Simon represents alternative investment funds, including hedge, private equity and venture capital funds and their sponsors, managers and investors in a broad range of matters relating to their structuring, formation, corporate governance, operations and regulatory compliance. His clients include SEC and state registered investment advisers, commodity pool operators, broker dealers, and managers based in foreign jurisdictions. Simon is also counsel to a wide range of companies, advisors, funds and issuers in the cryptocurrency space.

Having launched in excess of 300 funds since 2011, he represents funds pursuing a diverse range of liquid and illiquid strategies including cryptocurrency/digital asset, global macro, real estate, micro-cap, forex, futures, statistical arbitrage, multi-strategy, emerging market, sector focused, volatility arbitrage, fixed income, cash advance, real estate tax lien, distressed company, as well as start-up company investments. Simon has broad experience representing issuers in private public offerings under Reg. D and Reg. A including initial coin offerings and other pre-sale token allocations. Simon also advises as to issues related to fund advertising and general solicitation, preparation of policies and procedures manuals, response to SEC and CFTC audits and general corporate and securities matters and routinely advises on legal issues arising under the Investment Advisers Act, the Investment Company Act, the Securities Act, the Securities Exchange Act, the Commodity Exchange Act and the Dodd-Frank Wall Street Reform and Consumer Protection Act.

Simon is the former Chairman of the Hedge Fund Association’s government lobbying committee. He is an honors graduate of the University of Connecticut School of Law and has practiced corporate and securities law since 1999.

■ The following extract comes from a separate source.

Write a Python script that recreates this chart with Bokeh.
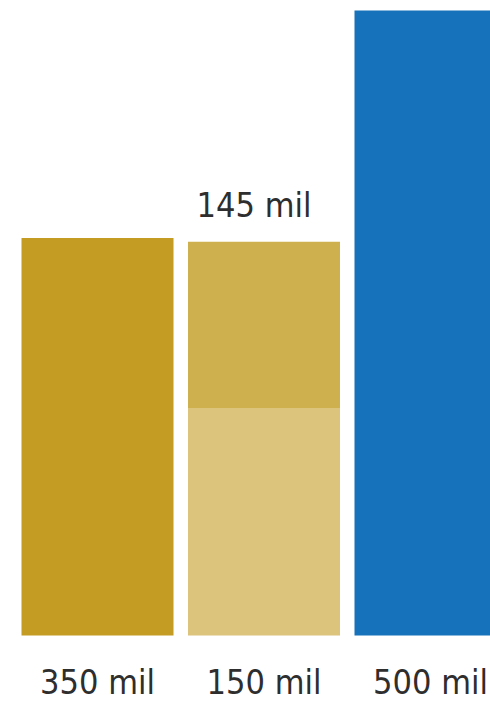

  • Served as U.S. counsel to SEC registered investment adviser in establishing British Virgin Islands master feeder fund with a global macro value focus.
  • Represented former Goldman trader in registering as a CPO with the Commodity Futures and Exchange Commission in connection with structuring his statistical arbitrage fund.
  • Represented NYC based manager in forming and structuring first loss multi-strategy hedge fund and negotiation of side letter agreement with third party managers.
  • Represented Wisconsin manager in forming and structuring venture capital fund with early stage social media company investment focus.
  • Registered investment adviser in Texas and structured his multi-class REIT focused fund where no performance or management fee was payable but manager was compensated with dividends on levered investments.
  • Served as US counsel to Hong Kong based manager in established of BVI registered management company and fund with global macro and options focused strategy.
  • Represented NYC based manager in establishing fund and investment management entities to pursue volatility arbitrage based investment strategy.
  • Represented Louisiana based CPO in connection with claims brought against manager by the CFTC for violations for Commodity Exchange Act.
  • Advised client in structuring his investment management company to sell interests to seed investors and protect IP in his proprietary trading technology.
  • Structured real estate focused private equity fund focused in student housing with $800 million in target commitments.
  • Represented RIA in establishing “hybrid” hedge fund with a private equity fund of funds and liquid investment strategy.
  • Represented manager is establishing off-exchange retail forex focused fund.
  • Served as U.S. counsel for master feeder fund investing in municipal real estate tax lien obligations.